Le Grand-Duché de Luxembourg manquerait cet objectif s'il excluait du champ d'application du « step-up » les résidents qui étaient devenus résidents avant le moment de l'entrée en vigueur de la loi, et qui cèdent leur participation après la date d'entrée en vigueur de la loi.

CONCLUSION : LE MOMENT DU CHANGEMENT DE RÉSIDENCE EST SANS IMPORTANCE

La date de l'entrée en vigueur de la loi - le 1er janvier 2015 - n'a d'autre fonction que d’octroyer le step up aux réalisations de plus-values après cette date, indépendamment du moment où l'actionnaire a immigré au Grand-Duché de Luxembourg.

Le législateur luxembourgeois entend exclure la double imposition économique potentielle et d'attirer les résidents fortunés.
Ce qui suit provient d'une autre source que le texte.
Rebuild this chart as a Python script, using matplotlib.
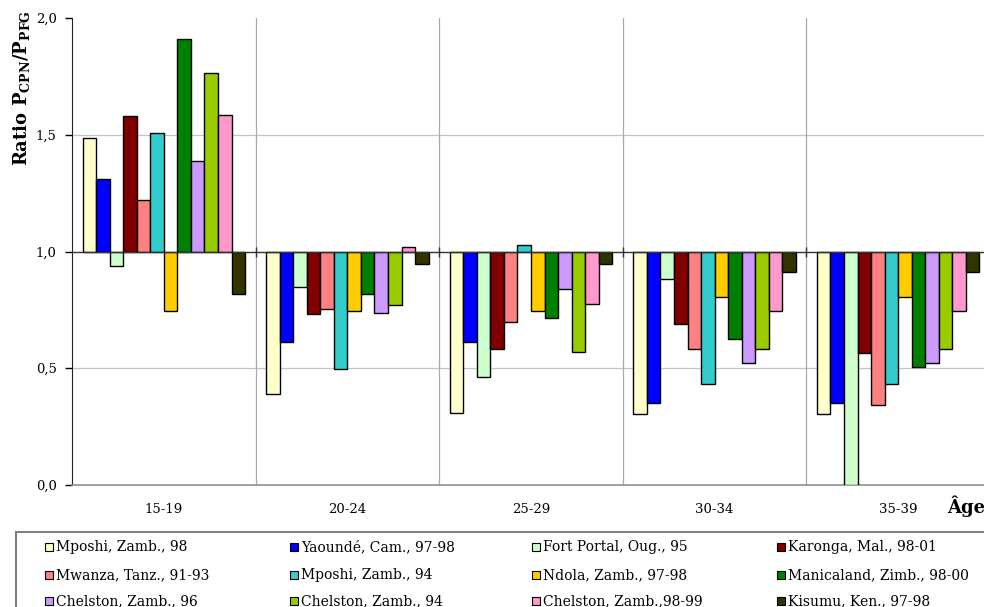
import matplotlib
matplotlib.use('Agg')
import matplotlib.pyplot as plt
from matplotlib.patches import Rectangle
import numpy as np

plt.rcParams['font.family'] = ['DejaVu Serif']
plt.rcParams['mathtext.fontset'] = 'dejavuserif'

# age groups
ages = ['15-19', '20-24', '25-29', '30-34', '35-39']

# series (ratio values per age group)
series = [
    'Mposhi, Zamb., 98', 'Yaoundé, Cam., 97-98', 'Fort Portal, Oug., 95', 'Karonga, Mal., 98-01',
    'Mwanza, Tanz., 91-93', 'Mposhi, Zamb., 94', 'Ndola, Zamb., 97-98', 'Manicaland, Zimb., 98-00',
    'Chelston, Zamb., 96', 'Chelston, Zamb., 94', 'Chelston, Zamb.,98-99', 'Kisumu, Ken., 97-98',
]
mposhi_98 = [1.485, 0.390, 0.310, 0.304, 0.304]
yaounde = [1.309, 0.611, 0.611, 0.352, 0.352]
fort_portal = [0.936, 0.848, 0.461, 0.881, 0.0]
karonga = [1.580, 0.732, 0.581, 0.688, 0.564]
mwanza = [1.220, 0.754, 0.697, 0.581, 0.343]
mposhi_94 = [1.509, 0.497, 1.026, 0.434, 0.434]
ndola = [0.745, 0.746, 0.745, 0.805, 0.805]
manicaland = [1.911, 0.818, 0.715, 0.627, 0.504]
chelston_96 = [1.389, 0.735, 0.838, 0.521, 0.521]
chelston_94 = [1.763, 0.769, 0.570, 0.581, 0.581]
chelston_9899 = [1.586, 1.018, 0.774, 0.746, 0.746]
kisumu = [0.818, 0.946, 0.946, 0.912, 0.912]
values = [mposhi_98, yaounde, fort_portal, karonga, mwanza, mposhi_94, ndola,
          manicaland, chelston_96, chelston_94, chelston_9899, kisumu]

colors = ['#FFFFCC', '#0000FF', '#CCFFCC', '#800000', '#FF8080', '#33CCCC',
          '#FFCC00', '#008000', '#CC99FF', '#99CC00', '#FF99CC', '#333300']

fig = plt.figure(figsize=(9.84, 6.07), dpi=100)
W, H = 984, 607
ax = fig.add_axes([72 / W, 1 - 485 / H, (990 - 72) / W, (485 - 18) / H])

n = len(series)
bw = 0.0738
x = np.arange(len(ages)) + 0.5
for i, (vals, c) in enumerate(zip(values, colors)):
    vals = np.array(vals)
    ax.bar(x + (i - (n - 1) / 2) * bw, vals - 1.0, width=bw, bottom=1.0,
           color=c, edgecolor='black', linewidth=1.0, zorder=3)

ax.set_xlim(0, 5)
ax.set_ylim(0, 2)
ax.set_yticks([0, 0.5, 1.0, 1.5, 2.0])
ax.set_yticklabels(['0,0', '0,5', '1,0', '1,5', '2,0'], fontsize=9.5)
ax.tick_params(axis='y', length=5, width=1, pad=6, direction='out')
ax.set_xticks(x)
ax.set_xticklabels(ages, fontsize=9.5)
ax.tick_params(axis='x', length=0, pad=13)

for yv in [0.5, 1.5]:
    ax.axhline(yv, color='#c4c4c4', linewidth=0.9, zorder=1)
for xv in range(1, 5):
    ax.axvline(xv, color='#a8a8a8', linewidth=0.9, zorder=1)
ax.axhline(1.0, color='#333333', linewidth=1.0, zorder=4)
ax.plot(range(1, 5), [1.0] * 4, linestyle='none', marker='|', markersize=7,
        color='#333333', zorder=4)

ax.spines['top'].set_visible(False)
ax.spines['right'].set_visible(False)
ax.spines['left'].set_color('#222222')
ax.spines['bottom'].set_color('#909090')
ax.spines['bottom'].set_linewidth(1.2)

fig.text(22 / W, 1 - 88 / H, r'Ratio P$_{\mathbf{CPN}}$/P$_{\mathbf{PFG}}$',
         rotation=90, ha='center', va='center', fontsize=13, fontweight='bold')
fig.text(966 / W, 1 - 506 / H, 'Âge', ha='center', va='center', fontsize=13,
         fontweight='bold')

# legend box
fig.patches.append(Rectangle((16 / W, -0.05), 1.0, (607 - 532) / H + 0.05,
                             transform=fig.transFigure, fill=False,
                             edgecolor='#808080', linewidth=1.5))
col_x = [45, 290, 532, 777]
row_y = [547, 575, 601]
for i, (name, c) in enumerate(zip(series, colors)):
    cx = col_x[i % 4]
    cy = row_y[i // 4]
    fig.patches.append(Rectangle((cx / W, 1 - (cy + 4) / H), 8 / W, 8 / H,
                                 transform=fig.transFigure, facecolor=c,
                                 edgecolor='black', linewidth=0.8))
    fig.text((cx + 11) / W, 1 - cy / H, name, ha='left', va='center', fontsize=10)

fig.savefig('out.png', dpi=100)
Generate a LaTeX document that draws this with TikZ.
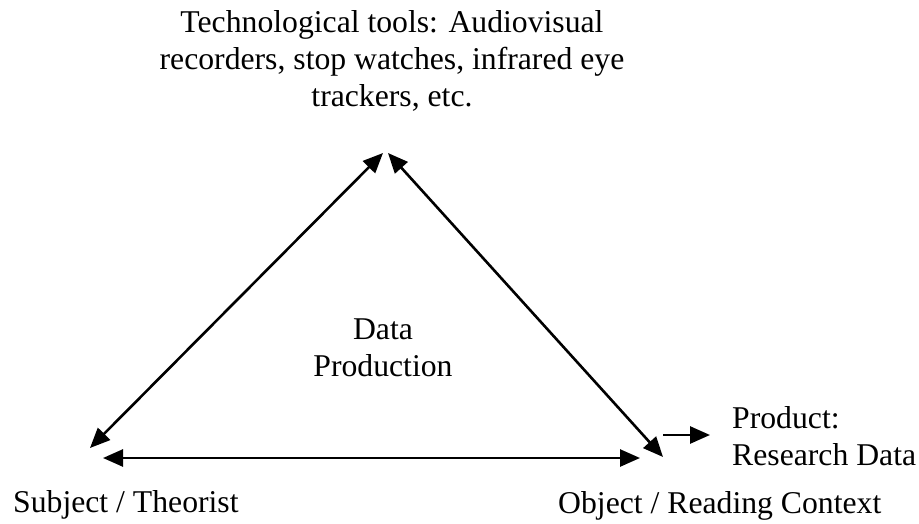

Dans ce contexte, le fait de savoir si le pays d'origine - en l'occurrence la Belgique - dispose ou non effectivement d'un impôt de sortie (« exit tax ») est sans pertinence.

B.   ACTIONS À TRANSFÉRER : APPORT OU VENTE ?        

Une fois qu'on est résident luxembourgeois et qu'on a décidé de transférer les actions à une société holding luxembourgeoise (SOPARFI), il reste à résoudre la question de savoir si on va vendre lesdites actions à la société holding ou si on va les lui apporter, ou faire en partie une vente et en partie un apport.

Il convient d'accorder une attention particulière à la problématique du financement : En principe, le holding ne peut financer le prix d'acquisition des actions qu'à 85 % par des fonds empruntés et doit donc financer un minimum de 15 % sur fonds propres. En outre, le taux d'intérêt de l'emprunt (à savoir 85 % du prix de vente), doit être en ligne avec le taux du marché.

Si ces limites sont dépassées, le fisc (luxembourgeois) peut procéder à une requalification de l'intérêt « excédentaire » en distribution de dividendes cachée (article 164, 3, LIR).